*Given exercise*.
Work out how many lines of the data hold the string "matplotlib", and reply with that number alone.

== == ==

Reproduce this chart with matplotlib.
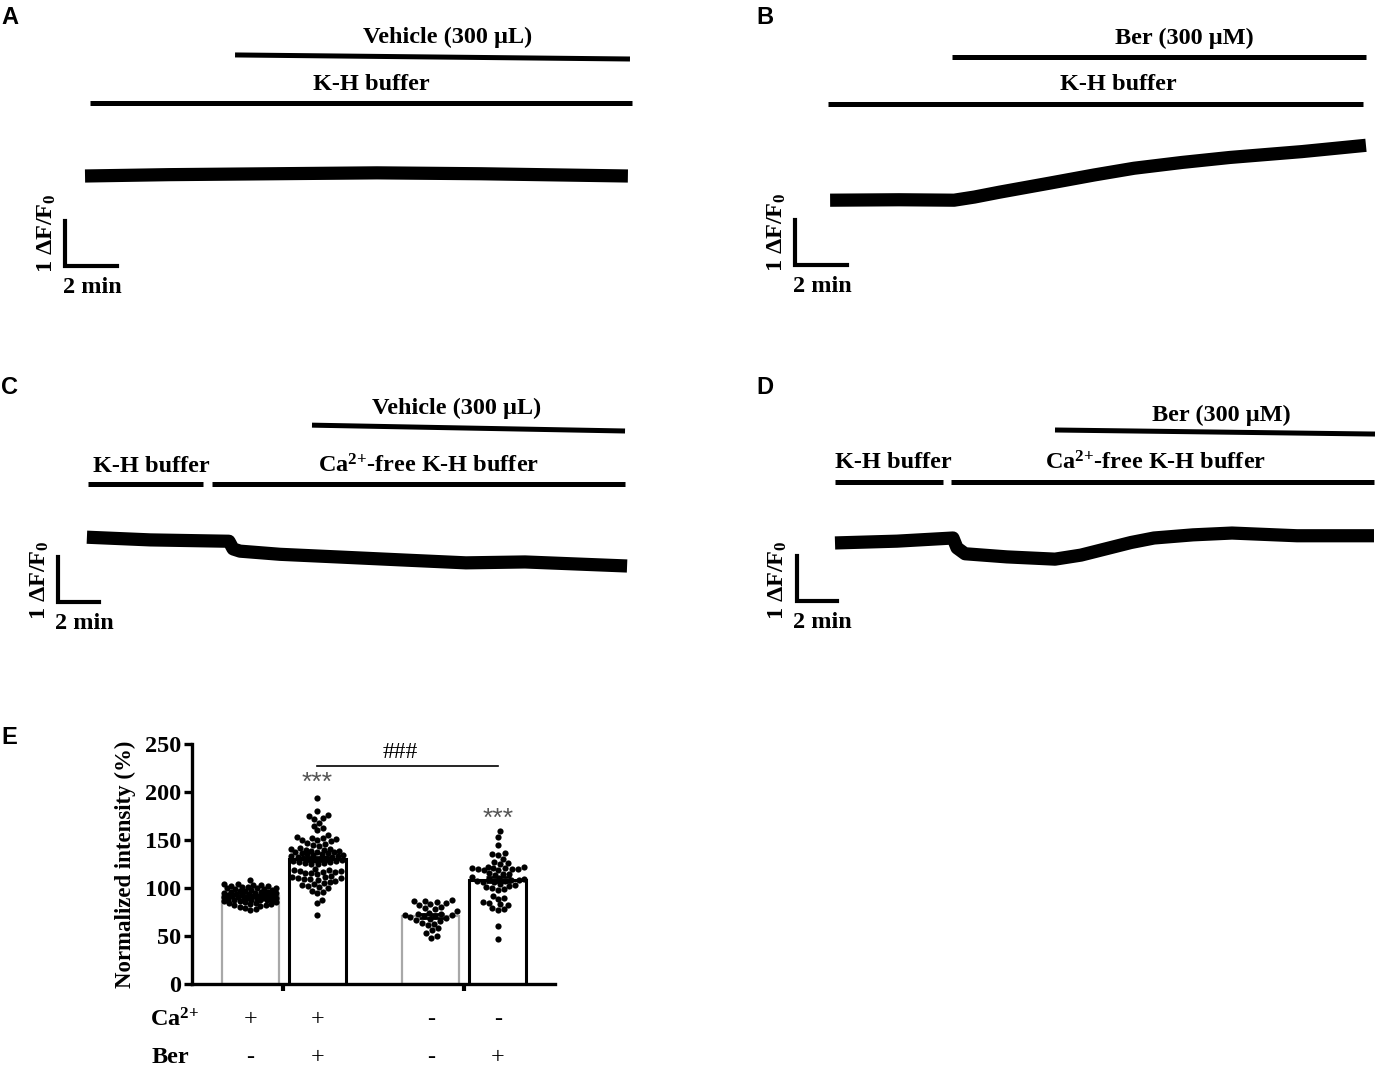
import numpy as np
import matplotlib
matplotlib.use('Agg')
import matplotlib.pyplot as plt

W, H = 1377, 1070

# traces: time (min) and dF/F0
trace_a_t = [0.77, 4.0, 8.0, 12.0, 16.0, 21.65]
trace_a_f = [2.00, 2.03, 2.05, 2.07, 2.05, 2.00]

trace_b_t = [1.35, 4.0, 6.12, 6.9, 7.88, 9.8, 11.5, 13.04, 14.9, 16.73, 19.5, 21.96]
trace_b_f = [1.44, 1.45, 1.44, 1.51, 1.62, 1.82, 2.0, 2.15, 2.28, 2.39, 2.52, 2.66]

trace_c_t = [1.41, 4.5, 8.34, 8.54, 8.88, 10.83, 13.7, 17.0, 19.9, 22.78, 27.76]
trace_c_f = [1.44, 1.38, 1.35, 1.18, 1.13, 1.06, 1.00, 0.93, 0.87, 0.89, 0.80]

trace_d_t = [1.9, 5.0, 7.8, 8.0, 8.4, 10.5, 12.9, 14.2, 15.45, 16.7, 17.85, 19.8, 21.75, 25.0, 28.85]
trace_d_f = [1.29, 1.33, 1.40, 1.18, 1.05, 0.98, 0.93, 1.02, 1.16, 1.30, 1.40, 1.47, 1.51, 1.45, 1.45]

# panel E: normalized intensity (%)
groups_e = ['Ca+ Ber-', 'Ca+ Ber+', 'Ca- Ber-', 'Ca- Ber+']
ca_signs = ['+', '+', '-', '-']
ber_signs = ['-', '+', '-', '+']
g1 = [108, 104, 104, 103, 103, 102, 102, 101, 101, 100, 100, 100, 99, 99, 98, 98,
      97, 97, 96, 96, 96, 95, 95, 95, 94, 94, 94, 93, 93, 93, 92, 92, 92, 91, 91,
      91, 90, 90, 90, 89, 89, 89, 88, 88, 88, 87, 87, 86, 86, 85, 85, 84, 84, 83,
      83, 82, 82, 81, 80, 79, 78, 77]
g2 = [194, 180, 176, 175, 173, 172, 168, 165, 162, 160,
      155, 153, 152, 152, 151, 150, 150, 149,
      147, 146, 145, 144,
      142, 141, 141, 140, 140, 139, 139, 138,
      137, 137, 136, 136, 135, 135, 134, 134,
      133, 133, 132, 132, 131, 131, 130, 130, 129, 129, 128, 128, 127, 127, 126, 126, 125, 125,
      120, 119, 119, 118, 118, 117, 117, 116, 116, 115,
      112, 111, 111, 110, 110, 109, 109, 108, 107, 106,
      105, 104, 103, 102, 101, 100,
      97, 96, 95,
      88, 84, 72]
g3 = [87, 86, 86, 85, 84, 83, 82, 80, 79, 78, 76, 74, 73, 73, 72, 72, 71, 71, 70,
      69, 68, 67, 66, 64, 63, 61, 58, 56, 53, 50, 48]
g4 = [159, 153, 145, 136, 135, 134, 130, 127, 126, 125,
      122, 122, 121, 121, 121, 120, 120, 120, 119, 119,
      116, 115, 115, 114,
      111, 110, 109, 109, 108, 108, 107, 107, 106, 106,
      104, 103, 102, 101, 100, 99, 98,
      92, 90, 89,
      85, 84, 83, 82,
      79, 78, 77,
      60, 47]
bar_pos = [0.0, 1.0, 2.69, 3.69]
y_ticks = [0, 50, 100, 150, 200, 250]

plt.rcParams['font.family'] = ['Liberation Serif', 'DejaVu Serif']
plt.rcParams['font.weight'] = 'bold'
plt.rcParams['axes.labelweight'] = 'bold'
plt.rcParams['mathtext.fontset'] = 'custom'
plt.rcParams['mathtext.rm'] = 'Liberation Serif:bold'
plt.rcParams['mathtext.it'] = 'Liberation Serif:bold'
plt.rcParams['mathtext.bf'] = 'Liberation Serif:bold'

fig = plt.figure(figsize=(W / 100, H / 100), dpi=100)
FS = 17.5


def trace_axes(box, corner, sx, sy):
    # box (left, top, right, bottom) px; corner = scale bar corner px
    l, t, r, b = box
    ax = fig.add_axes([l / W, 1 - b / H, (r - l) / W, (b - t) / H])
    ax.set_xlim((l - corner[0]) / sx, (r - corner[0]) / sx)
    ax.set_ylim((corner[1] - b) / sy, (corner[1] - t) / sy)
    ax.axis('off')
    return ax


def draw_panel(ax, t, f, bars, labels, sb_lbl):
    ax.plot(t, f, color='black', lw=9.5, solid_capstyle='butt', solid_joinstyle='round')
    for t0, t1, f0, f1 in bars:
        ax.plot([t0, t1], [f0, f1], color='black', lw=3.6, solid_capstyle='butt')
    for txt, x, y in labels:
        ax.text(x, y, txt, ha='center', va='center', fontsize=FS)
    # scale bar: 2 min x 1 dF/F0
    ax.plot([0, 0, 2], [1, 0, 0], color='black', lw=3, solid_joinstyle='miter')
    ax.text(sb_lbl[0], sb_lbl[1], r'1 ΔF/F$_0$', rotation=90, ha='center', va='center', fontsize=FS)
    ax.text(sb_lbl[2], sb_lbl[3], '2 min', ha='center', va='center', fontsize=FS)


CA_FREE = r'Ca$^{2{+}}$-free K-H buffer'

# A
ax_a = trace_axes((0, 0, 690, 330), (65, 266), 26.0, 45.0)
draw_panel(ax_a, trace_a_t, trace_a_f,
           [(6.54, 21.73, 4.69, 4.60), (0.96, 21.81, 3.62, 3.62)],
           [('Vehicle (300 μL)', 14.7, 5.07), ('K-H buffer', 11.8, 4.04)],
           (-0.69, 0.73, 1.04, -0.47))
# B
ax_b = trace_axes((690, 0, 1377, 330), (795, 265), 26.0, 45.0)
draw_panel(ax_b, trace_b_t, trace_b_f,
           [(6.04, 21.96, 4.62, 4.62), (1.27, 21.85, 3.58, 3.58)],
           [('Ber (300 μM)', 14.96, 5.04), ('K-H buffer', 12.42, 4.0)],
           (-0.69, 0.73, 1.04, -0.47))
# C
ax_c = trace_axes((0, 370, 690, 660), (58, 602), 20.5, 45.0)
draw_panel(ax_c, trace_c_t, trace_c_f,
           [(12.39, 27.66, 3.93, 3.80), (1.46, 7.07, 2.62, 2.62), (7.51, 27.66, 2.62, 2.62)],
           [('Vehicle (300 μL)', 19.46, 4.31), ('K-H buffer', 4.54, 3.02),
            (CA_FREE, 18.05, 3.02)],
           (-0.88, 0.49, 1.27, -0.47))
# D
ax_d = trace_axes((690, 370, 1377, 660), (797, 601), 20.0, 45.0)
draw_panel(ax_d, trace_d_t, trace_d_f,
           [(12.9, 28.9, 3.80, 3.71), (1.9, 7.3, 2.64, 2.64), (7.7, 28.85, 2.64, 2.64)],
           [('Ber (300 μM)', 21.2, 4.13), ('K-H buffer', 4.8, 3.07),
            (CA_FREE, 17.95, 3.07)],
           (-0.95, 0.47, 1.25, -0.47))

for lbl, x, y in [('A', 1, 18), ('B', 756, 18), ('C', 1, 388), ('D', 756, 388), ('E', 1, 737)]:
    fig.text(x / W, 1 - y / H, lbl, family='Liberation Sans', weight='bold',
             fontsize=17, ha='left', va='center')

# E
ax_e = fig.add_axes([192 / W, 1 - 984 / H, 363 / W, 240 / H])
ax_e.set_xlim(-0.866, 4.54)
ax_e.set_ylim(0, 250)
data_e = [g1, g2, g3, g4]
means = [np.mean(g) for g in data_e]
sems = [np.std(g, ddof=1) / np.sqrt(len(g)) for g in data_e]
edge_cols = ['#a8a8a8', 'black', '#a8a8a8', 'black']
edge_lw = [1.6, 2.2, 1.6, 2.2]
for p, m, ec, lw in zip(bar_pos, means, edge_cols, edge_lw):
    ax_e.bar(p, m, width=0.85, facecolor='white', edgecolor=ec, linewidth=lw, zorder=2)

px_x = ax_e.transData.transform((1, 0))[0] - ax_e.transData.transform((0, 0))[0]


def swarm(vals, d, maxw):
    ys = ax_e.transData.transform(np.column_stack([np.zeros(len(vals)), vals]))[:, 1]
    order = np.argsort(ys)
    placed = []
    offs = np.zeros(len(vals))
    for i in order:
        y = ys[i]
        cands = [0.0]
        for px, py in placed:
            dy = abs(py - y)
            if dy < d:
                dx = np.sqrt(d * d - dy * dy)
                cands += [px + dx, px - dx]
        cands = sorted(cands, key=abs)
        chosen = None
        for c in cands:
            if abs(c) > maxw:
                continue
            if all((c - px) ** 2 + (y - py) ** 2 >= d * d - 1e-6 for px, py in placed):
                chosen = c
                break
        if chosen is None:
            grid = np.linspace(-maxw, maxw, 41)
            score = [min([(g - px) ** 2 + (y - py) ** 2 for px, py in placed] + [1e9]) for g in grid]
            chosen = grid[int(np.argmax(score))]
        placed.append((chosen, y))
        offs[i] = chosen
    return offs / px_x


for p, g, d in zip(bar_pos, data_e, [5.5, 6.0, 6.5, 6.0]):
    xo = swarm(g, d, 26)
    ax_e.scatter(p + xo, g, s=20, color='black', linewidths=0, zorder=3)

ax_e.errorbar(bar_pos, means, yerr=sems, fmt='none', ecolor='black', elinewidth=2,
              capsize=9, capthick=2, zorder=4)

for s in ['top', 'right']:
    ax_e.spines[s].set_visible(False)
for s in ['left', 'bottom']:
    ax_e.spines[s].set_linewidth(2.4)
ax_e.set_yticks(y_ticks)
ax_e.set_yticklabels([str(v) for v in y_ticks], fontsize=FS, fontweight='bold')
ax_e.tick_params(axis='y', length=6, width=2.4, pad=2)
ax_e.set_xticks([0.49, 3.19])
ax_e.set_xticklabels([])
ax_e.tick_params(axis='x', length=5, width=3)
ax_e.set_ylabel('Normalized intensity (%)', fontsize=16.5, fontweight='bold', labelpad=6)

ax_e.text(-1.12, -37.5, r'Ca$^{2{+}}$', ha='center', va='center', fontsize=FS, clip_on=False)
ax_e.text(-1.19, -77, 'Ber', ha='center', va='center', fontsize=FS, clip_on=False)
for p, c, b in zip(bar_pos, ca_signs, ber_signs):
    ax_e.text(p, -37.5, c, ha='center', va='center', fontsize=FS, fontweight='normal', clip_on=False)
    ax_e.text(p, -77, b, ha='center', va='center', fontsize=FS, fontweight='normal', clip_on=False)

ax_e.text(bar_pos[1], 210, '***', ha='center', va='center', fontsize=19,
          color='#555555', fontweight='normal', family='Liberation Sans')
ax_e.text(bar_pos[3], 172, '***', ha='center', va='center', fontsize=19,
          color='#555555', fontweight='normal', family='Liberation Sans')
ax_e.plot([bar_pos[1], bar_pos[3]], [227, 227], color='black', lw=1.2, clip_on=False)
ax_e.text(2.24, 241, '###', ha='center', va='center', fontsize=17, fontweight='normal', clip_on=False)

fig.savefig('out.png', dpi=100)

== == ==

*Result of this exercise*.
4